Experimental and numerical investigation on static and dynamic characteristics for curvilinearly stiffened plates using DST-BK model

Curvilinearly stiffened plates can have superior mechanical properties than traditional straight-line stiffened plates. To avoid the shear locking problem in the modeling of stiffened thick plates by Reissner-Mindlin theory when the thickness of plate decrease, discrete shear triangle element was introduced by employing the discrete shear constraints on each side. The discrete shear triangle element is employed for the plate and the Timoshenko beam theory is employed for the curvilinearly stiffeners, respectively. The FE equations are established through displacement interpolation function of plate and the displacement compatibility conditions at the plate-stiffened interfaces.
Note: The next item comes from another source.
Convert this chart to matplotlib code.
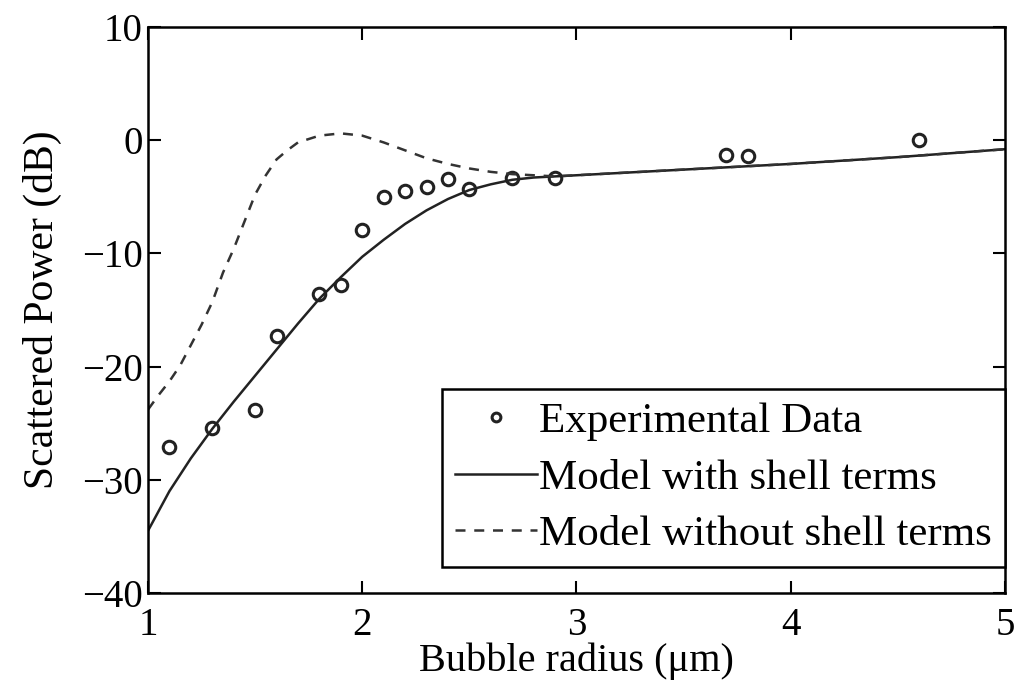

The plate and stiffener are modeled separately in the present method, which allows the nodes of stiffener element not coincide with nodes of the plate's shell-element. Based on the newly proposed modeling technique, the statics, vibration and buckling behavior of curvilinearly stiffened plates are investigated. Numerical and experimental investigations are conducted to verify the mechanical properties of proposed model for stiffened plates. Results from the proposed method show good agreements with the numerical and experimental results. The present method can conduct static and dynamic analysis for both stiffened thick and thin plates and guarantee the accuracy of calculation with less number of elements.